The Emerging Analyst Role
Define metrics. Design data strategy. Interpret trends. Drive decisions. Spend 20% on data mechanics (with AI), 80% on analysis and impact. Value measured by business outcomes influenced.
The Multiplier Effect
AI doesn't replace analysts - it multiplies their impact. An analyst who can use AI to produce 10 dashboards instead of 1 isn't 10x more valuable. They're potentially 100x more valuable because they can now tackle problems that never got attention due to time constraints.
What to Learn Instead
If you're concerned about skill relevance, here's where to invest:
1. Data Storytelling
The ability to take data and turn it into a compelling narrative that drives action. This is the gap between "here's a chart" and "here's what we should do and why." Books, courses, and practice presentations are your friends here.
2. Business Acumen
Understand how your company makes money. Understand the industry. Understand the competitive landscape. Data without context is noise. The best analysts speak business, not just data.
3. Data Engineering Basics
SQL, basic Python, understanding of data pipelines. Not to replace engineers, but to speak their language and solve simple problems without waiting for the data team queue.
4. AI Proficiency
Learn to use AI tools effectively. Prompt engineering. Understanding what AI can and can't do. Knowing when to use AI vs traditional tools. The analysts who thrive will treat AI as a power tool.
5. Stakeholder Management
Understand what leadership actually needs. Translate between technical and business languages. Build trust through consistent delivery. This is how analysts become indispensable.
The Opportunity in the Shift
There's a massive opportunity hidden in this disruption. For years, analysts have been bottlenecked on dashboard building. There are questions that never got explored, analyses that never got done, because there wasn't time.
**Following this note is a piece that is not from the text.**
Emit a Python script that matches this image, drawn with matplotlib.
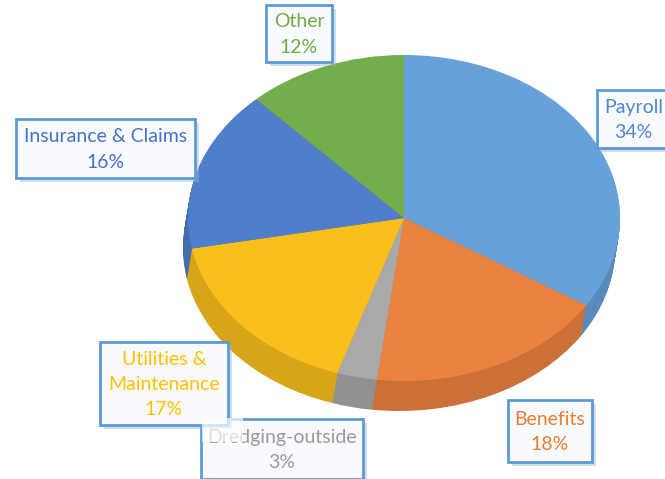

AI unbottlenecks the creation process. Suddenly you can:
- Explore 10 visualizations before presenting the best one
- Create dashboards for questions that previously weren't worth the time
- Respond to ad-hoc requests in minutes instead of days
- Spend more time on the hard problems AI can't solve
- Increase your surface area of impact
The analysts who embrace this become dramatically more valuable. They answer more questions. They surface more insights. They drive more decisions. The tool changed; the mission didn't.
Concrete Steps to Take
This Week
Try an AI dashboard tool. Upload some data you normally analyze. See what it produces. Understand the capabilities and limitations firsthand.
This Month
Identify one repetitive dashboard task. Automate it with AI. Use the freed time for a strategic analysis you've been putting off.
This Quarter
Take a course on data storytelling or business strategy. Start thinking about how to translate data into decisions, not just dashboards.
This Year
Reposition yourself. Move from "the Excel person" to "the insights person" or "the data strategy person." Your title might not change, but your impact will.
A Historical Perspective
This isn't the first disruption to data work. Before Excel, financial analysts used calculators and ledgers. Excel automated the calculation, but didn't eliminate analysts. It made them faster, more capable, higher leverage.
AI is doing the same to the next layer of the stack. Dashboard creation is automating, just like calculation automated. The analysts who thrive are those who move up the value chain to what humans do best: judgment, context, persuasion, strategy.
The Bottom Line
Excel dashboard skills aren't obsolete yet, but their half-life is shortening. The job isn't disappearing - it's transforming. Analysts who cling to mechanical skills will find their value eroding. Analysts who embrace AI and level up their strategic skills will find their value exploding.
The question isn't whether AI will change analytics work. It already is. The question is whether you'll be the person using AI to multiply your impact, or the person being replaced by someone who does.